アフィン変換には2つの解釈があります。まず、平面の点が点に移るという解釈。図形そのものが変形します。この場合は、以前の座標系(基本3点で決まる)が新しい座標系に以降するとき、平面内のあらゆる点が座標軸と一緒に引きずられて動きます。例えば、円が楕円に変形したりします。

一方、平面内の点/図形はまったく変わらないが、格子模様と目盛りだけを描き変えたという解釈もあります。図形がトレーシングペーパーに描いてあって、座標の格子のほうは背景に描いてあると思うと、背景方眼紙を別なものに取り替える操作です。

この2つの解釈の区別と相互関係の把握はかなり難しいと思います。僕は、2つの解釈には言及せずに、「座標軸と図形が一体となって変形してしまう」というほうだけを説明しました。

そもそも、「座標系」という言葉が、アフィン同型 R2→A を意味するのか、その逆である A→R2 のことなのかハッキリしない(人により違う)ので、これを定義してからでないとちゃんとは説明できないでしょう*2

*1:アフィン空間しかない世界(アフィン空間とアフィン写像の圏)だと、このての「お馴染み」の座標系を選び出すことは不可能です。

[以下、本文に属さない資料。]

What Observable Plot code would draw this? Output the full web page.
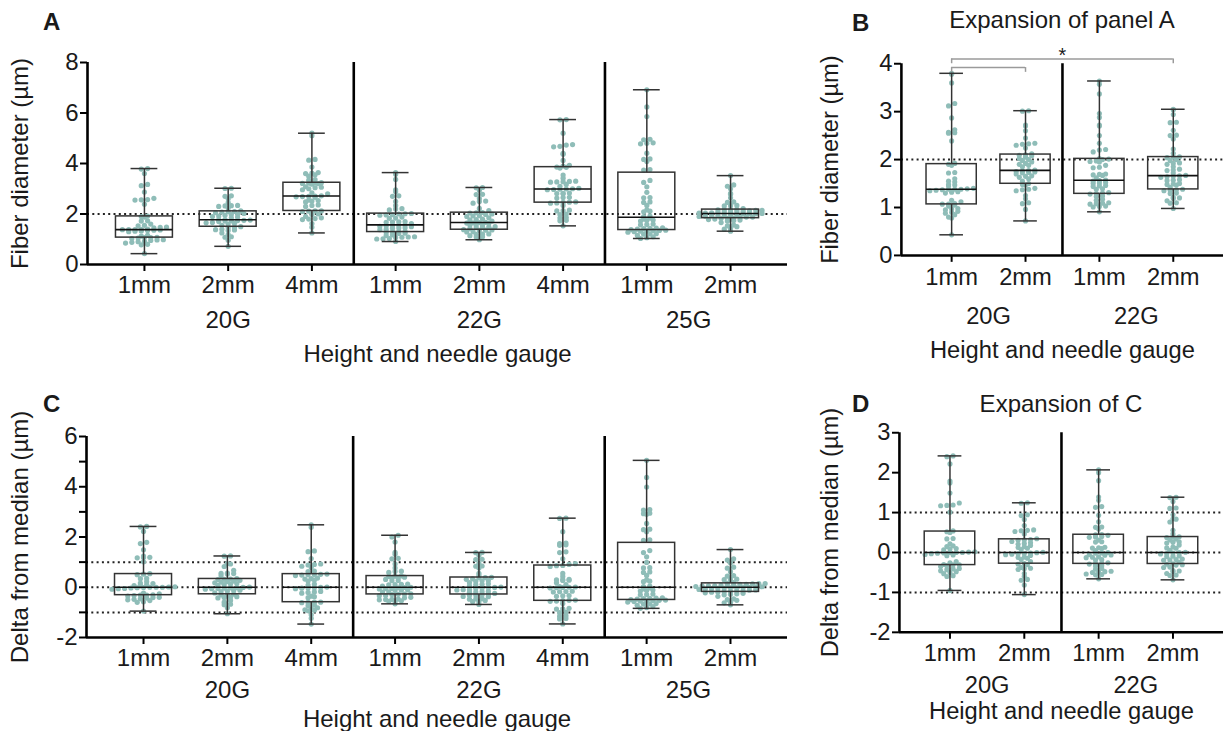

長さ、角度、向き、水平垂直なんて概念が存在しないからです。我々の世界はアフィン空間より豊かなので、アフィンじゃない概念を使って「基準となるアフィン座標系」を選んでいるのです。

*2:個人的には R2→A を枠、逆方向を余枠と呼ぶのが好きです。「座標」という言葉は、余枠のほうの意味が強い気がします。